WHAT IS BEING ASKED – Extract everything from the first line through the line with "720, 725, 730]", both ends included, except for any pictures.

## start

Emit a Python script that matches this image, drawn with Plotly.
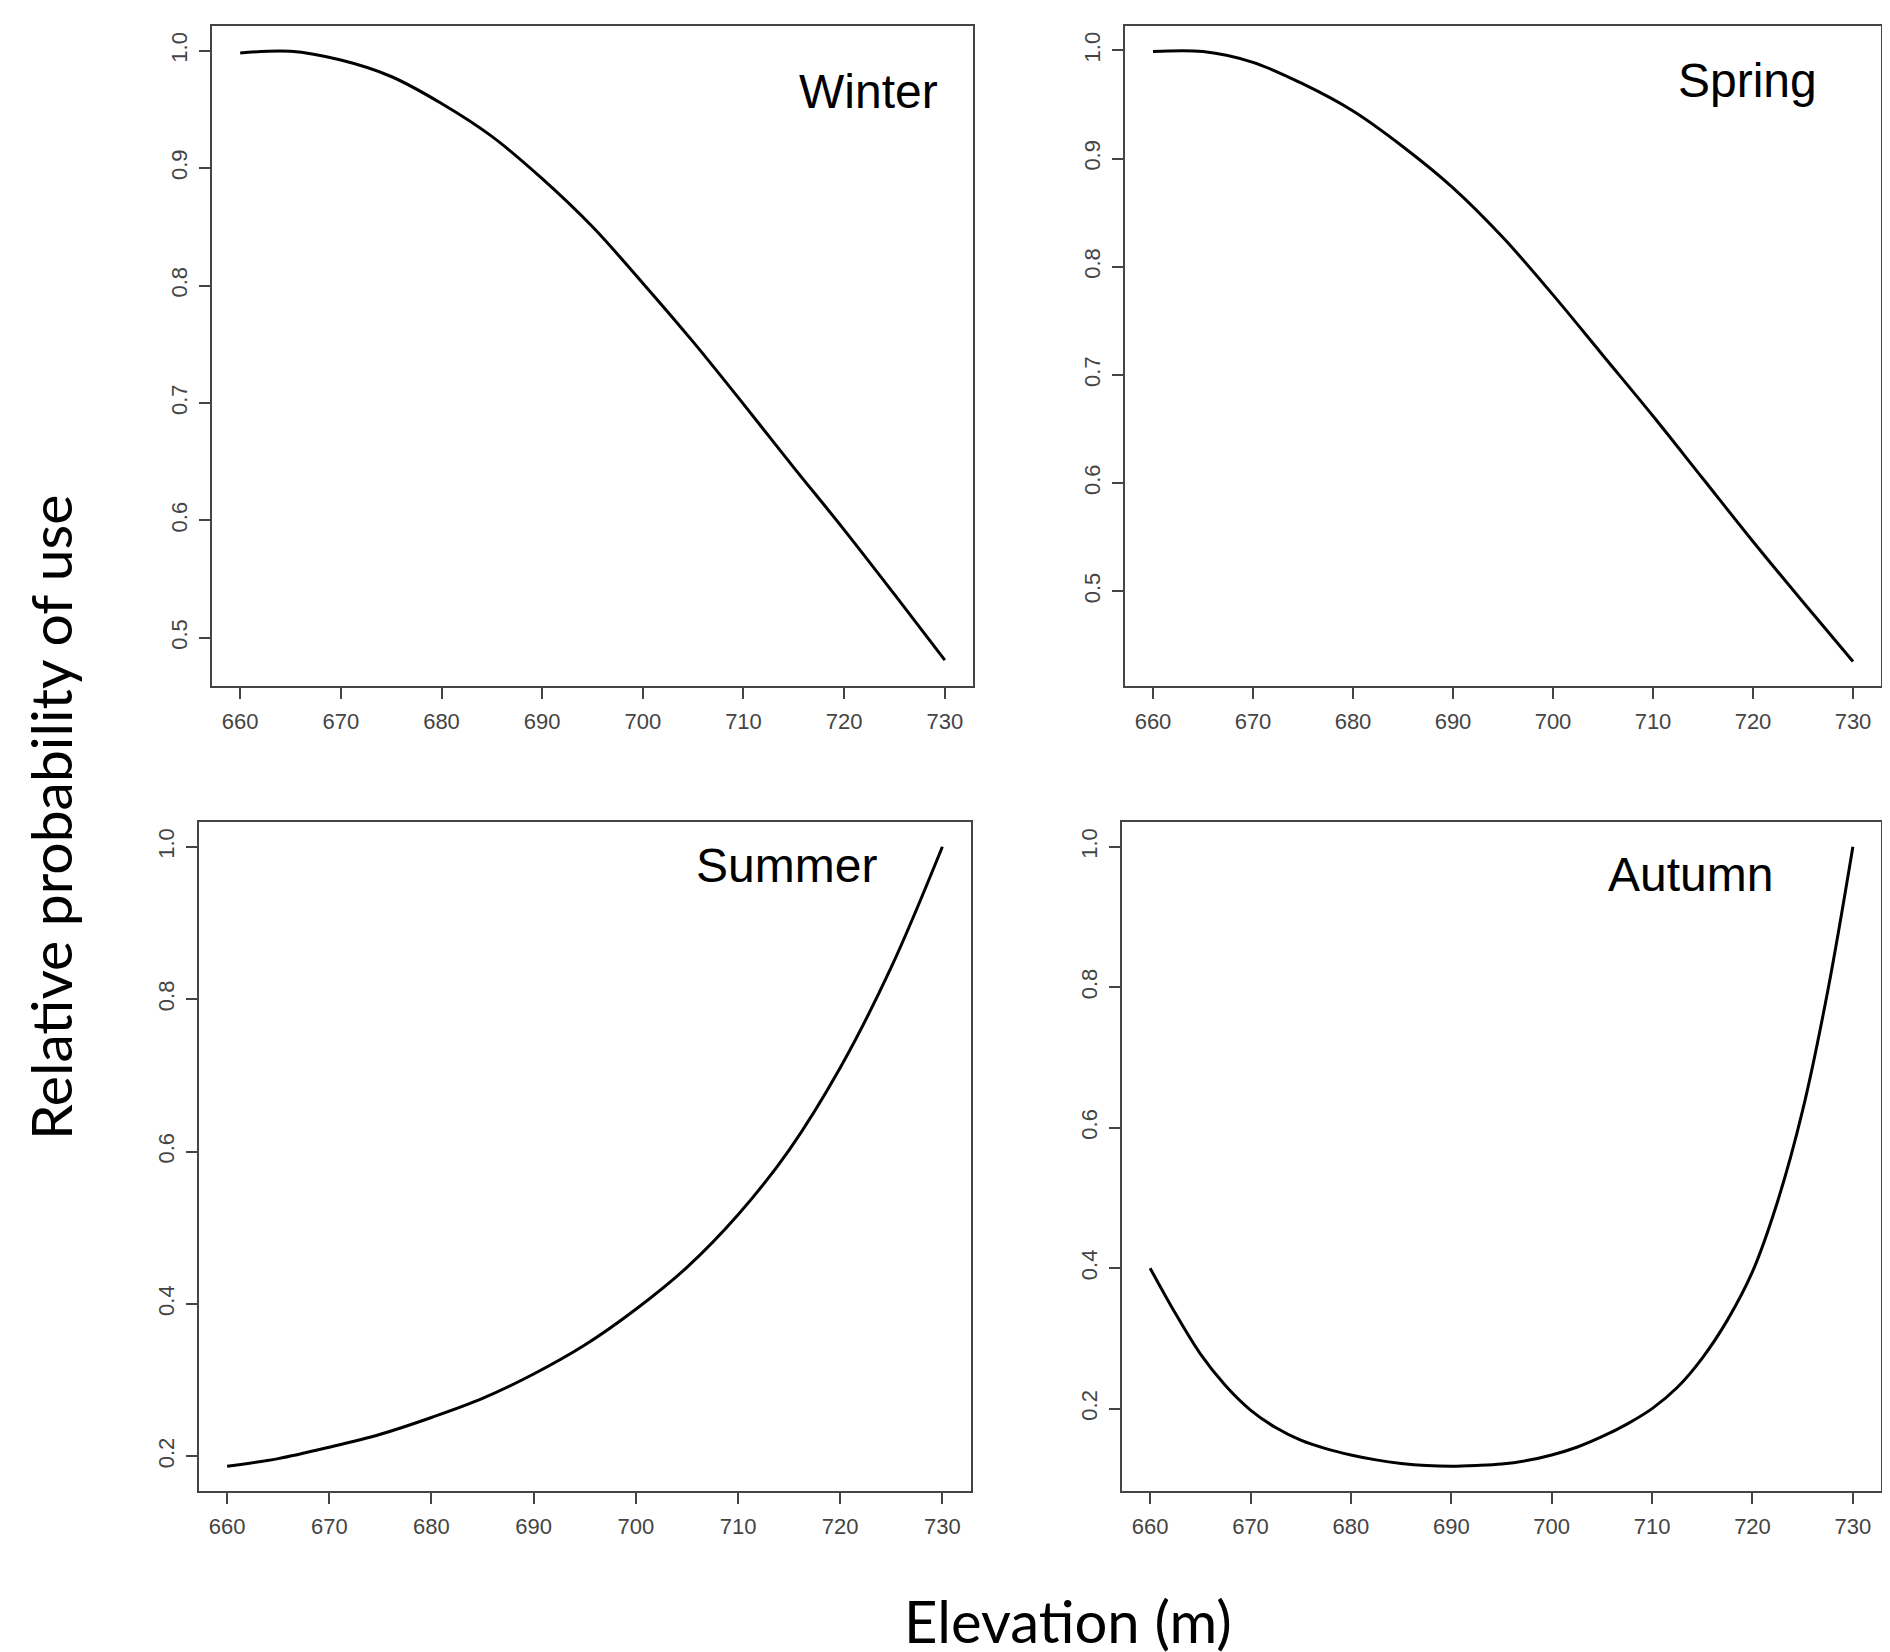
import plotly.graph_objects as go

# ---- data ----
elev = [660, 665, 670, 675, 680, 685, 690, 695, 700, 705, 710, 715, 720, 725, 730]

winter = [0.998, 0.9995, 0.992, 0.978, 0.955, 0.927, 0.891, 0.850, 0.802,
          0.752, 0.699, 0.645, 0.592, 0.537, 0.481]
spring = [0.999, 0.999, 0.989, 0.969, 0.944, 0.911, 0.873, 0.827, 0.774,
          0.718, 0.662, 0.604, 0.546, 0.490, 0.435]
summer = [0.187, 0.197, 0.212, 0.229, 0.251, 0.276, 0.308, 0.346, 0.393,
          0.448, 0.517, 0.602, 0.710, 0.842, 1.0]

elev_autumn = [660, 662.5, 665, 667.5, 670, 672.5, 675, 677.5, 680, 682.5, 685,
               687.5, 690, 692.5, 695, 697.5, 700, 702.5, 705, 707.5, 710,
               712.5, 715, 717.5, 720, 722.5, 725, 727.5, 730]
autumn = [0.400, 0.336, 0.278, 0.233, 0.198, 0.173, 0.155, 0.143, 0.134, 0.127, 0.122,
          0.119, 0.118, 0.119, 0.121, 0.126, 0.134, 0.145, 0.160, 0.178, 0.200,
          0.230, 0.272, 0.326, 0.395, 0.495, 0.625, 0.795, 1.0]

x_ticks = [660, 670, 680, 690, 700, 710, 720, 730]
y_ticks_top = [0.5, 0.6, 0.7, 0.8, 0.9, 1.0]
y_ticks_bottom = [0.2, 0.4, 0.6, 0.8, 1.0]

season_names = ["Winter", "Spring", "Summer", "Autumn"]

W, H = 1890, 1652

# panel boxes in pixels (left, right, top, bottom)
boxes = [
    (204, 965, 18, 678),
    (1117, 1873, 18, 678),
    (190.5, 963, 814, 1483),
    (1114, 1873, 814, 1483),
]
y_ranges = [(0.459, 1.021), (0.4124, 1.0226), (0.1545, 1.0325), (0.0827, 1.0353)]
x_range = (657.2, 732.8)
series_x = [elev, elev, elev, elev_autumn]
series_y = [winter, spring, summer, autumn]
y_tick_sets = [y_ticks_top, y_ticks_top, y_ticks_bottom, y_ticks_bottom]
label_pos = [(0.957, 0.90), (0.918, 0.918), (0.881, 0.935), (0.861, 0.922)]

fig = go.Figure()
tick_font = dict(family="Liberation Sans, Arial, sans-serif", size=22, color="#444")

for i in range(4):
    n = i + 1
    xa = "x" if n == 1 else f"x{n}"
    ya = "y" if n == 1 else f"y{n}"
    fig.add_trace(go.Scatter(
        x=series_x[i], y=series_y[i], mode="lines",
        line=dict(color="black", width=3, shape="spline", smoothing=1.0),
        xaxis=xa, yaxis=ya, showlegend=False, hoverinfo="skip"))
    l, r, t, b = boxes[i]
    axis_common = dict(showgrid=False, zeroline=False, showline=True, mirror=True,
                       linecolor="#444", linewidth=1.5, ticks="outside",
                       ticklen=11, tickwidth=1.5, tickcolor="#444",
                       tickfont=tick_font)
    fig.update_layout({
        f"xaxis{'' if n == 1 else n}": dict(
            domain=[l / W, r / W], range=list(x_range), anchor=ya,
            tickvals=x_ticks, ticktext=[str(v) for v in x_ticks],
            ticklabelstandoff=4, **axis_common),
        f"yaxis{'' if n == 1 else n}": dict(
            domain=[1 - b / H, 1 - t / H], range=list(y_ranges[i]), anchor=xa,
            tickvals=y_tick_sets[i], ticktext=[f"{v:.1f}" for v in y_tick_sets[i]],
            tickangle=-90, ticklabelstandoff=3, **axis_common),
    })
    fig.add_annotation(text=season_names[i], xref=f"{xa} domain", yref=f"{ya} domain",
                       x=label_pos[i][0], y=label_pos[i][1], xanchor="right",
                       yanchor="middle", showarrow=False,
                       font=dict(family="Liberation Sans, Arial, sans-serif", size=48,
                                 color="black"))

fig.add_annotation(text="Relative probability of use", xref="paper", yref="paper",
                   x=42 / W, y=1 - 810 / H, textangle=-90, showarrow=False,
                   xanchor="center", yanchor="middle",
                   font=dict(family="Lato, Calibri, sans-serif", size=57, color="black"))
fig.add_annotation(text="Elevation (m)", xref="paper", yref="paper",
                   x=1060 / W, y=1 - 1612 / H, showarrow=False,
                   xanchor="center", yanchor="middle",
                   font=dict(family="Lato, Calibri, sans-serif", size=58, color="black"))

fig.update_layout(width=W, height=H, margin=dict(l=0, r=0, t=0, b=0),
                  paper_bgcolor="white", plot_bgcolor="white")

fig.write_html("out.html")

## end

RESPONSE BELOW –
Emit a Python script that matches this image, drawn with Plotly.
import plotly.graph_objects as go

# ---- data ----
elev = [660, 665, 670, 675, 680, 685, 690, 695, 700, 705, 710, 715, 720, 725, 730]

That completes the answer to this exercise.